Sim, para a Zambujeira [do Mar] que faz-me lembrar muito África, onde tenho muito espaço e onde tenho os meus cães.

Sei que viajou com família por seis meses e levou um professor…

Foi uma grande experiência e que quero repetir para o ano ou em 2020. Quero estar nove meses fora de Portugal e estou a pensar em fixar-me em Macau, que usarei como base para visitar a Ásia. É muito bons os meus filhos estarem na escola, mas também é muito bom viverem outras experiências e verem que o mundo não é Portugal porque, como já, disse Portugal é um país abençoado, sem problemas em termos de segurança. Mas eles precisam de ver mais do que isso, precisam de ver a verdade do mundo e gosto de lhes dar essa experiência. E eles também acham isso espetacular, apesar de o meu filho mais velho já ter dito que não quer ir porque diz que Cascais é que está no seu coração, mas já lhe respondi: não há problema, o teu coração fica em Cascais mas o teu corpo vem connosco para Macau. 

Que idade é que eles têm?

13, 11 e oito anos. 

E vai levar novamente um professor?

Desta vez não. Eles vão para a escola e vamos usar os fins de semana e as férias para viajar. 

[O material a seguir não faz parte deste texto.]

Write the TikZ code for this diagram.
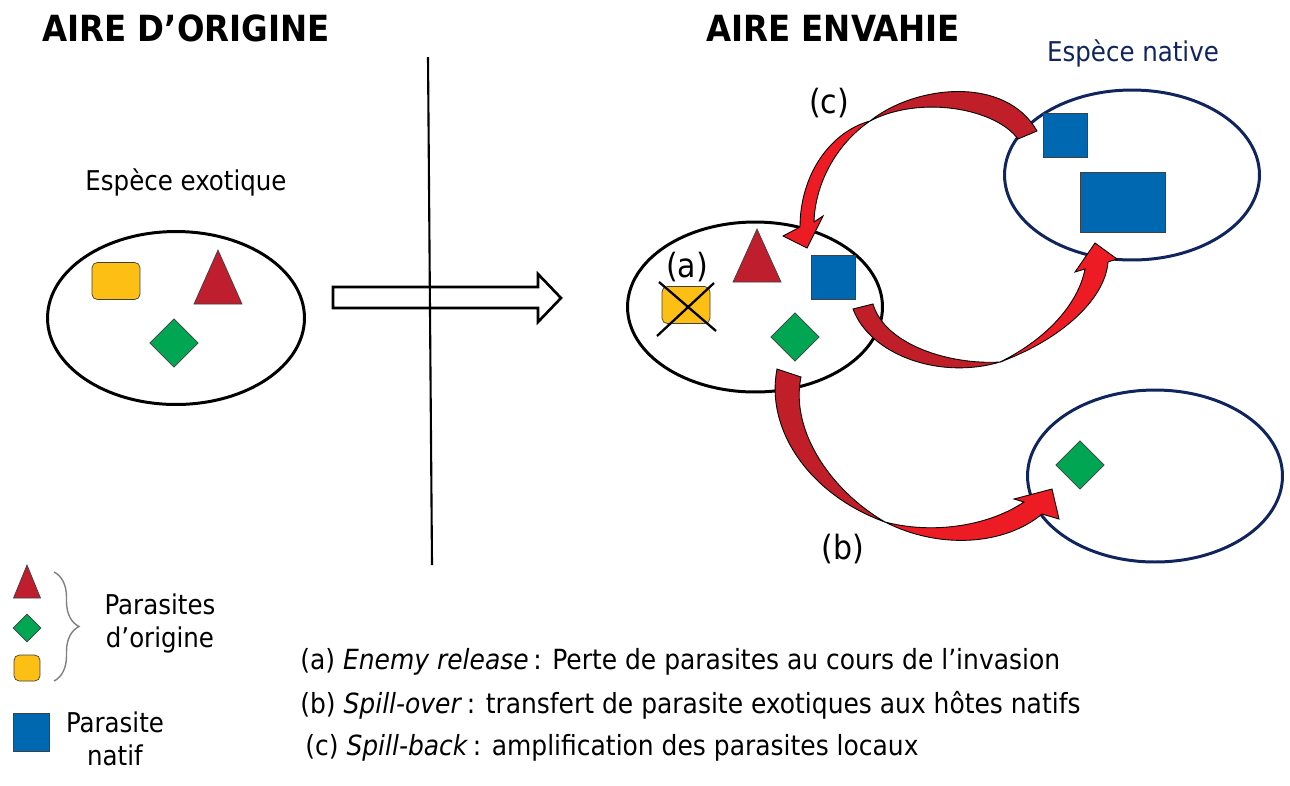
\documentclass[tikz,border=0pt]{standalone}
\usepackage{fontspec}
\setmainfont{DejaVu Sans Condensed}
\usepackage{tikz}
\usetikzlibrary{shapes,positioning,calc,decorations.pathreplacing}
\definecolor{pyellow}{RGB}{253,191,19}
\definecolor{pred}{RGB}{190,30,45}
\definecolor{pgreen}{RGB}{0,166,81}
\definecolor{pblue}{RGB}{0,103,177}
\definecolor{pnavy}{RGB}{16,36,94}
\definecolor{adark}{RGB}{192,30,40}
\definecolor{abright}{RGB}{237,28,36}
\tikzstyle{host} = [ellipse, draw=black, line width=1.7pt, minimum width=5.1cm, minimum height=3.4cm]
\tikzstyle{native} = [host, draw=pnavy]
\tikzstyle{yel} = [rectangle, rounded corners=3pt, draw=black!75, fill=pyellow, minimum width=0.96cm, minimum height=0.74cm, inner sep=0]
\tikzstyle{sq} = [rectangle, draw=black!75, fill=pblue, minimum width=0.88cm, minimum height=0.88cm, inner sep=0]
\tikzstyle{diam} = [diamond, draw=black!75, fill=pgreen, minimum width=0.97cm, minimum height=0.97cm, inner sep=0]
\tikzstyle{tri} = [draw=black!75, fill=pred]
\tikzstyle{ribbon} = [draw=black, line width=0.5pt, line join=miter]
\tikzstyle{txt} = [font=\fontsize{15.5}{18.8}\selectfont, inner sep=0]
\tikzstyle{deftxt} = [font=\fontsize{15.8}{18.8}\selectfont, inner sep=0, anchor=west]
\tikzstyle{title} = [font=\fontsize{20.5}{24}\selectfont\bfseries, inner sep=0]
\tikzstyle{tag} = [font=\fontsize{19}{22}\selectfont, inner sep=0]
\newcommand{\paratri}[4]{\filldraw[tri] (#1-#4,#3) -- (#1,#2) -- (#1+#4,#3) -- cycle;}

\begin{document}
\begin{tikzpicture}[x=0.02cm, y=-0.02cm]
    \useasboundingbox (0,0) rectangle (1290,785);

    % Titles
    \node[title, anchor=west] (torig) at (42,28) {AIRE D’ORIGINE};
    \node[title, anchor=west] (tinv) at (706,28) {AIRE ENVAHIE};

    % Origin range
    \node[txt] (exolbl) at (186,182) {Espèce exotique};
    \node[host, minimum width=5.14cm, minimum height=3.46cm] (exo0) at (176,318) {};
    \node[yel] (y0) at (116,281) {};
    \paratri{218}{250}{304}{24}
    \node[diam] (d0) at (174,343) {};

    % Introduction arrow and border
    \filldraw[fill=white, line width=1.5pt] (333,287) -- (538,287) -- (538,274) -- (561,298) -- (538,322) -- (538,308) -- (333,308) -- cycle;
    \coordinate (septop) at (428,57);
    \coordinate (sepbot) at (432,565);
    \draw[line width=1.2pt] (septop) -- (sepbot);

    % Invaded range
    \node[host] (exo1) at (755,307) {};
    \node[tag] (la) at (687,267) {(a)};
    \node[yel] (y1) at (686,305) {};
    \draw[line width=1.3pt] ($(y1)+(-29,31)$) -- ($(y1)+(28,-22)$);
    \draw[line width=1.3pt] ($(y1)+(-27,-23)$) -- ($(y1)+(30,26)$);
    \paratri{757}{229}{282}{24}
    \node[sq] (b1) at (833,277) {};
    \node[diam] (d1) at (795,337) {};

    % Native hosts
    \node[txt, text=pnavy] (natlbl) at (1133,53) {Espèce native};
    \node[native] (nat1) at (1132,175) {};
    \node[sq] (b2) at (1065,135) {};
    \node[sq, minimum width=1.7cm, minimum height=1.2cm] (b3) at (1123,202) {};
    \node[native, minimum height=3.44cm] (nat2) at (1155,476) {};
    \node[diam] (d2) at (1080,465) {};

    % Spill-back
    \coordinate (tailc) at (1018,139);
    \coordinate (twistc) at (870,121);
    \coordinate (tipc) at (807,248);
    \filldraw[ribbon, fill=adark] (tailc) .. controls (995,108) and (920,95) .. (twistc) .. controls (915,85) and (1005,75) .. (1037,131) -- cycle;
    \filldraw[ribbon, fill=abright] (twistc) .. controls (830,132) and (800,175) .. (800,227) -- (783,236) -- (tipc) -- (823,216) -- (814,222) .. controls (815,185) and (835,145) .. (twistc) -- cycle;

    % Exotic to native
    \coordinate (tailn) at (853,309);
    \coordinate (twistn) at (1000,362);
    \coordinate (tipn) at (1095,243);
    \filldraw[ribbon, fill=adark] (tailn) .. controls (870,355) and (940,380) .. (twistn) .. controls (950,365) and (885,345) .. (873,304) -- cycle;
    \filldraw[ribbon, fill=abright] (twistn) .. controls (1060,340) and (1105,300) .. (1108,262) -- (1117,259) -- (tipn) -- (1075,272) -- (1085,269) .. controls (1078,305) and (1045,340) .. (twistn) -- cycle;

    % Spill-over
    \coordinate (tailb) at (777,369);
    \coordinate (twistb) at (885,522);
    \coordinate (tipb) at (1052,489);
    \filldraw[ribbon, fill=adark] (tailb) .. controls (765,430) and (810,495) .. (twistb) .. controls (830,490) and (790,430) .. (801,377) -- cycle;
    \filldraw[ribbon, fill=abright] (twistb) .. controls (940,550) and (1005,545) .. (1042,514) -- (1059,519) -- (tipb) -- (1014,499) -- (1024,502) .. controls (990,525) and (935,535) .. (twistb) -- cycle;

    \node[tag] (lc) at (829,103) {(c)};
    \node[tag] (lb) at (843,549) {(b)};

    % Legend
    \paratri{27}{565}{598}{13.5}
    \node[diam, minimum width=0.56cm, minimum height=0.56cm] (dl) at (27,628) {};
    \node[yel, minimum width=0.52cm, minimum height=0.52cm] (yl) at (27,668) {};
    \coordinate (bracetop) at (54,572);
    \coordinate (bracebot) at (54,681);
    \draw[gray, line width=0.8pt, decorate, decoration={brace, amplitude=0.5cm}] (bracetop) -- (bracebot);
    \node[txt, align=center] (lorig) at (160,623) {Parasites\\d’origine};
    \node[sq, minimum width=0.72cm, minimum height=0.76cm] (bl) at (31,732) {};
    \node[txt, align=center] (lnat) at (115,739) {Parasite\\natif};

    \node[deftxt] (defa) at (300,662) {(a) \textit{Enemy release}\,: Perte de parasites au cours de l’invasion};
    \node[deftxt] (defb) at (300,705) {(b) \textit{Spill-over}\,: transfert de parasite exotiques aux hôtes natifs};
    \node[deftxt] (defc) at (305,748) {(c) \textit{Spill-back}\,: amplification des parasites locaux};
\end{tikzpicture}
\end{document}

Li que tem medo de andar de aviões mas tirou um curso de piloto…

Há alturas em que tenho mais medo do que noutras. Mas as pessoas têm medo quando não percebem como é que as coisas funcionam e foi isso que fiz. Quando estava com mais medo decidi tirar o curso de piloto para perceber melhor e, a partir daí, melhorei muito. 

E já voa sozinho?

Não. Fiz 13 horas, mas depois o meu carro foi assaltado em África do Sul, levaram-me os livros e acabei por desistir. Mas já tinha feito uma aterragem, levantei e até levei a minha mãe no avião com o instrutor.

E ela não teve medo?

Não, a minha mãe é uma pessoa forte. 

Também é um apaixonado por carros…

Gosto de tudo o que faça as pessoas viver. Os carros para mim são uma arte, uma coisa linda. 

É uma pessoa de paixões?

Sim, tanto que onde agora estou a investir mais é em filmes. Lancei agora o filme Carga que esteve em Cannes. Foi feito em inglês e é sobre e tráfico humano com o Vítor Norte, Rita Blanco e Miguel Borges, Sara Sampaio. Fizemos um filme que me orgulha muito. Esta é uma paixão nova. Estive agora envolvido no filme A Linha de Sangue que vai sair em julho. Sou uma pessoa de paixões.

Com tantos projetos consegue descansar?

Consigo, mas também costumo dizer que tenho muito tempo para descansar quando morrer. Nunca dormi muito, durmo o suficiente. Além disso, tenho boas pessoas à frente dos projetos e isso é o que é mais importante. 

Delega muito?

Sim e tem corrido bem. O meu nome é Tim mas é mais team [equipa]. Nunca tive problemas em confiar nas pessoas. 

Sente-se mais sul-africano ou português?

Tenho um coração grande onde cabem os dois países. Quando estou na África do Sul todos dizem que sou português, quando estou em Portugal dizem que sou sul-africano. Tive sorte de ver a África do Sul a ganhar o campeonato de rugby em 1995 e também já tive a sorte de ver Portugal a ganhar o Euro há dois anos. Já me estou a preparar para a vitória no campeonato do mundo.